Pew found that while nominal spending has increased since 1999, inflation and asset depreciation have eroded real investment. More than 30 states forecast funding shortfalls totaling $86.3 billion through 2035.
“Even when agencies have maintenance targets, inconsistent data and weak reporting make it difficult to connect funding decisions with outcomes,” Pew analysts wrote.
At the federal level, the U.S. Government Accountability Office reported that the deferred-maintenance and repair backlog for civilian agencies and the U.S. Dept. of Defense more than doubled—rising from $171 billion in fiscal year 2017 to $370 billion in 2024—prompting the agency to add “Building Condition” to its 2025 High-Risk List.
The transparency gap is not the sole purview of the states.
Accurate Data Matters
When a bridge fails, quick fixes are rare. Failures that could have been prevented through routine maintenance often compound into costlier crises.

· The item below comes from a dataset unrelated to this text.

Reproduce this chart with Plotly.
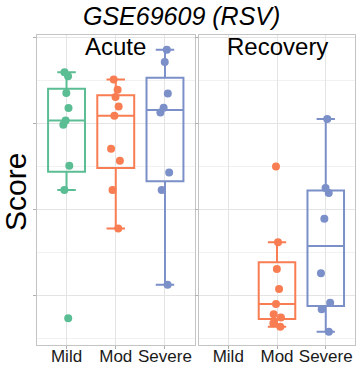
import plotly.graph_objects as go

# ---- data (score units; axis tick labels are hidden in the original) ----
groups = ["Mild", "Mod", "Severe"]
phases = ["Acute", "Recovery"]

acute_mild = [2.597, 2.550, 2.357, 2.183, 2.038, 1.988, 1.512, 1.229, -0.259]
acute_mod = [2.512, 2.395, 2.310, 2.201, 2.093, 1.709, 1.570, 1.229, 0.783]
acute_severe = [2.860, 2.717, 2.352, 2.186, 2.131, 1.434, 1.229, 0.131]
recovery_mild = []
recovery_mod = [1.503, 0.624, 0.314, 0.081, -0.093, -0.213, -0.252, -0.317, -0.357]
recovery_severe = [2.055, 1.252, 1.194, 0.895, 0.264, -0.078, -0.155, -0.415]

colors = {"Mild": "#5bbd93", "Mod": "#f97d52", "Severe": "#7b8fc8"}

panel_data = {
    "Acute": {"Mild": acute_mild, "Mod": acute_mod, "Severe": acute_severe},
    "Recovery": {"Mild": recovery_mild, "Mod": recovery_mod, "Severe": recovery_severe},
}

FONT = "Liberation Sans, Arial, Helvetica, sans-serif"
W, H = 358, 365
L, R, T, B = 37, 3, 35, 20
pw = W - L - R
ph = H - T - B

fig = go.Figure()
axes = [("x", "y"), ("x2", "y2")]
for (xa, ya), phase in zip(axes, phases):
    for gi, g in enumerate(groups):
        vals = panel_data[phase][g]
        if not vals:
            continue
        fig.add_trace(go.Box(
            x=[gi] * len(vals), y=vals, xaxis=xa, yaxis=ya,
            width=0.75, boxpoints="all", jitter=0.35, pointpos=0,
            quartilemethod="linear",
            line=dict(color=colors[g], width=2),
            fillcolor="rgba(255,255,255,0)",
            marker=dict(color=colors[g], size=8, opacity=1),
            showlegend=False, hoverinfo="y",
        ))

grid_major = "#e4e4e4"
grid_minor = "#f1f1f1"
border = "#c4c4c4"

split_left = (194.5 - L) / pw
split_right = (199 - L) / pw

xcommon = dict(
    range=[-0.6, 2.6], tickmode="array", tickvals=[0, 1, 2], ticktext=groups,
    showgrid=True, gridcolor=grid_major, gridwidth=1, zeroline=False,
    showline=True, mirror=True, linecolor=border, linewidth=1, automargin=False,
    ticks="outside", ticklen=3, tickcolor="#b0b0b0", ticklabelstandoff=-7,
    tickfont=dict(family=FONT, size=17, color="#1a1a1a"),
)
ycommon = dict(
    range=[-0.57, 3.03], tickmode="linear", tick0=0, dtick=1, automargin=False,
    showticklabels=False, showgrid=True, gridcolor=grid_major, gridwidth=1,
    zeroline=False, showline=True, mirror=True, linecolor=border, linewidth=1,
    ticks="outside", ticklen=3, tickcolor="#b0b0b0",
    minor=dict(dtick=0.5, showgrid=True, gridcolor=grid_minor, gridwidth=1, ticks=""),
)

fig.update_layout(
    width=W, height=H,
    margin=dict(l=L, r=R, t=T, b=B, autoexpand=False),
    paper_bgcolor="white", plot_bgcolor="white",
    xaxis=dict(domain=[0, split_left], **xcommon),
    xaxis2=dict(domain=[split_right, 1], anchor="y2", **xcommon),
    yaxis=dict(domain=[0, 1], anchor="x", **ycommon),
    yaxis2=dict(domain=[0, 1], anchor="x2", matches="y", **ycommon),
    font=dict(family=FONT, color="#000000"),
    showlegend=False,
)

# Title
fig.add_annotation(
    text="<i>GSE69609 (RSV)</i>", xref="paper", yref="paper",
    x=(181 - L) / pw, y=1 + (T - 16) / ph, xanchor="center", yanchor="middle",
    showarrow=False, font=dict(family=FONT, size=25, color="#000000"),
)
# Facet labels
for phase, xc in zip(phases, [(L + 194.5) / 2, (199 + W - R) / 2]):
    fig.add_annotation(
        text=phase, xref="paper", yref="paper",
        x=(xc - L) / pw, y=1 - (46.5 - T) / ph, xanchor="center", yanchor="middle",
        showarrow=False, font=dict(family=FONT, size=24, color="#000000"),
    )
# Y-axis title
fig.add_annotation(
    text="Score", xref="paper", yref="paper",
    x=(15 - L) / pw, y=(H - B - 192) / ph, xanchor="center", yanchor="middle",
    textangle=-90, showarrow=False, font=dict(family=FONT, size=30, color="#000000"),
)

fig.write_html(
    "out.html",
    config={"displayModeBar": False},
    post_script="document.body.style.margin='0px';document.body.style.overflow='hidden';",
)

The absence of consistent baseline data also hinders agencies’ ability to move from reactive repairs to strategic, proactive asset management.
“When you don’t know the condition of your assets, you can’t prioritize investments,” said Natalie Wood, policy analyst at the National Conference of State Legislatures.
The consequences are tangible: one asset-management study found that without regular upkeep, average bridge-condition ratings fell from 4.64 to 2.67 over 30 years—signaling accelerated deterioration and higher replacement costs.
“As federal dollars ebb, states that fail to quantify their liabilities risk compounding costs later,” said William Glasgall, public-finance adviser at the Volcker Alliance. “Deferred maintenance isn’t just a number—it’s a future service failure.”
For infrastructure planners, engineers and contractors, the message is clear: reliable data and disclosure are the foundations of predictable capital planning. Without transparency reforms, the Alliance cautions, the $1-trillion backlog will continue to grow, jeopardizing essential public assets.
“We strongly encourage states to address this looming threat before it becomes a crisis,” Winn-Ritzenberg said.